GCP (VPC, subnets, Cloud NAT, and external load balancers)
GCP uses a global VPC with regional subnets—create a public-facing subnet and private subnets (e.g., 10.2.0.0/16 with 10.2.1.0/24 DMZ). Place the external HTTP(S) Load Balancer or Cloud Run/Cloud Functions with serverless NEG in front of backends located in private subnets. Use Cloud NAT for controlled egress from private instances so they can reach patch servers or APIs without public IP addresses. Implement Firewall rules that restrict ingress to only required ports and sources (e.g., 80/443 from 0.0.0.0/0 only to the load balancer, not to backend VMs). Enable VPC Flow Logs and Cloud Logging and configure Cloud Armor for DDoS/WAF capabilities. CLI example: gcloud compute networks subnets create dmz-subnet --network=prod-vpc --range=10.2.1.0/24 --region=us-central1.

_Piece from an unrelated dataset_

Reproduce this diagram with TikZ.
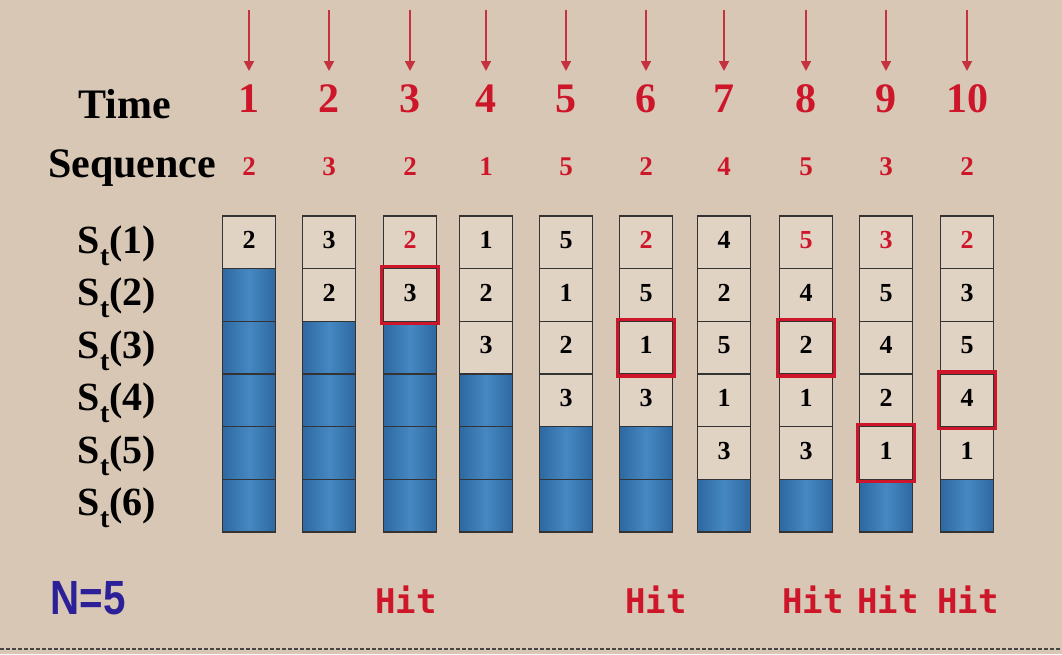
\documentclass[tikz,border=0pt]{standalone}
\usepackage{fontspec}
\setmainfont{Liberation Serif}
\newfontfamily\monof{DejaVu Sans Mono}
\newfontfamily\sansf{Liberation Sans}
\usetikzlibrary{arrows.meta,fit}
\definecolor{bg}{RGB}{216,199,180}
\definecolor{cellbg}{RGB}{225,211,196}
\definecolor{myred}{RGB}{205,22,42}
\definecolor{arrowred}{RGB}{196,50,64}
\definecolor{blueA}{RGB}{70,136,194}
\definecolor{blueB}{RGB}{46,104,160}
\definecolor{nblue}{RGB}{44,32,152}
\tikzset{
  cellbox/.style={draw=black!80, line width=1.3pt, fill=cellbg, minimum width=53pt,
    minimum height=52.67pt, inner sep=0pt, outer sep=0pt,
    font=\fontsize{26}{26}\selectfont\bfseries},
  bluecell/.style={cellbox, left color=blueB, right color=blueB, middle color=blueA},
  hitbox/.style={draw=myred, line width=3.5pt, inner sep=2pt, fit=#1},
  timenum/.style={anchor=base, text=myred, font=\fontsize{42}{42}\selectfont\bfseries},
  seqnum/.style={anchor=base, text=myred, font=\fontsize{27}{27}\selectfont\bfseries},
  rowlab/.style={anchor=base, font=\fontsize{42}{42}\selectfont\bfseries},
  stlab/.style={anchor=base, font=\fontsize{40}{40}\selectfont\bfseries},
  hitlab/.style={anchor=base, text=myred, font=\fontsize{34}{34}\selectfont\monof\bfseries},
  timearrow/.style={draw=arrowred, line width=1.8pt, -{Triangle[width=10pt,length=10pt]}},
}
\begin{document}
\begin{tikzpicture}[x=1pt,y=-1pt]
\fill[bg] (0,0) rectangle (1062,654);
\useasboundingbox (0,0) rectangle (1062,654);
% left labels
\node[rowlab] (time) at (125,118) {Time};
\node[rowlab] (seq) at (132,177) {Sequence};
\foreach \r in {1,...,6}{
  \pgfmathsetmacro\yb{253+(\r-1)*52.5}
  \node[stlab] (st\r) at (117,\yb) {S\raisebox{-0.3em}{\fontsize{28}{28}\selectfont t}(\r)};
}
% columns
\foreach \c/\x/\n/\s/\vals in {
  1/249/1/2/{2},
  2/329/2/3/{3,2},
  3/410/2/2/{\textcolor{myred}{2},3},
  4/486/3/1/{1,2,3},
  5/566/4/5/{5,1,2,3},
  6/646/4/2/{\textcolor{myred}{2},5,1,3},
  7/724/5/4/{4,2,5,1,3},
  8/806/5/5/{\textcolor{myred}{5},4,2,1,3},
  9/886/5/3/{\textcolor{myred}{3},5,4,2,1},
  10/967/5/2/{\textcolor{myred}{2},3,5,4,1}}{
  \coordinate (as\c) at (\x,10);
  \coordinate (ae\c) at (\x,71);
  \draw[timearrow] (as\c) -- (ae\c);
  \node[timenum] (t\c) at (\x,112) {\c};
  \node[seqnum] (q\c) at (\x,175) {\s};
  \foreach \v [count=\r] in \vals {
    \pgfmathsetmacro\yc{216+(\r-0.5)*52.67}
    \node[cellbox] (c\c-\r) at (\x,\yc) {\raisebox{5pt}{\v}};
  }
  \pgfmathtruncatemacro\st{\n+1}
  \foreach \r in {\st,...,6}{
    \pgfmathsetmacro\yc{216+(\r-0.5)*52.67}
    \node[bluecell] (c\c-\r) at (\x,\yc) {};
  }
}
% hit highlights
\node[hitbox=(c3-2)] (h3) {};
\node[hitbox=(c6-3)] (h6) {};
\node[hitbox=(c8-3)] (h8) {};
\node[hitbox=(c9-5)] (h9) {};
\node[hitbox=(c10-4)] (h10) {};
% bottom labels
\node[anchor=base, text=nblue, font=\fontsize{48}{48}\selectfont\sansf\bfseries] (N) at (88,614) {\scalebox{0.84}[1]{N=5}};
\node[hitlab] (hit3) at (406,613) {Hit};
\node[hitlab] (hit6) at (656,613) {Hit};
\node[hitlab] (hit8) at (813,613) {Hit};
\node[hitlab] (hit9) at (888,613) {Hit};
\node[hitlab] (hit10) at (968,613) {Hit};
% dotted separator
\coordinate (dl) at (0,649);
\coordinate (dr) at (1062,649);
\draw[gray!55!black, line width=2.6pt, dash pattern=on 3.5pt off 2.5pt] (dl) -- (dr);
\end{tikzpicture}
\end{document}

Design patterns, small-business scenarios, and technical specifics
For a small business hosting a public website and internal admin portal, a practical topology is: public ALB/Application Gateway in the DMZ subnet receiving internet traffic; backend app servers and the database in private subnets with no public IPs; NAT for patching egress; and a bastion host or managed service (Azure Bastion, AWS Session Manager) for admin access. Use CIDR planning like VPC 10.0.0.0/16, DMZ 10.0.1.0/24, app 10.0.2.0/24, db 10.0.3.0/24. When using IaC (Terraform/ARM/Bicep), tag resources with contract identifiers and control mappings so evidence is traceable to the FAR/CMMC control during an assessment. Example Terraform pattern: put ALB in aws_subnet.public[*], backend in aws_subnet.private[*], and define aws_security_group rules to only allow ALB -> backend on port 443.
Operational controls, logging, and evidence collection
To satisfy auditors: enable and retain VPC Flow Logs, CloudTrail/Cloud Audit Logs, load balancer access logs, and host OS logs (centralized to a logging workspace/S3 bucket with restricted access). Maintain route table screenshots or JSON exports, security group/NSG/firewall rule exports, and an architecture diagram showing subnet boundaries and data flow. Implement automated checks (AWS Config/Azure Policy/GCP Forseti or Organization Policy) that enforce no public IPs on backend instances and require Flow Logs enabled. Document change management and evidence of periodic review for network rules and firewall exceptions.
Risks of not implementing and practical compliance tips
Failing to separate public components risks direct exposure of CUI-hosting systems, lateral movement after a compromise, and loss of contractual eligibility; a public-facing database or misconfigured security group is a common root cause for breaches. Practical tips: apply least privilege network rules (deny all, then allow required), minimize attack surface by placing only load balancers in the public subnet, use managed services (CloudFront, Azure CDN, GCP Cloud CDN) to front public assets when possible, enforce multi-factor admin access and use ephemeral admin sessions, and routinely verify architecture drift with automated IaC scans. Keep an evidence package (diagram, rule listings, logs, policy assertions) ready and link each item to the specific control ID (FAR 52.204-21 and SC.L1-B.1.XI) in your compliance binder.
Summary: Implementing cloud-based subnetworks for publicly accessible components is a practical, high-impact control to satisfy FAR 52.204-21 and CMMC 2.0 SC.L1-B.1.XI—use a DMZ/subnet pattern, provider-specific constructs (IGW/NAT/ALB/NSG/Cloud NAT), centralized logging, and automated policy enforcement; document the design and retain logs as evidence to demonstrate that public-facing systems cannot directly access CUI-hosting resources and that you are actively monitoring and controlling network boundaries.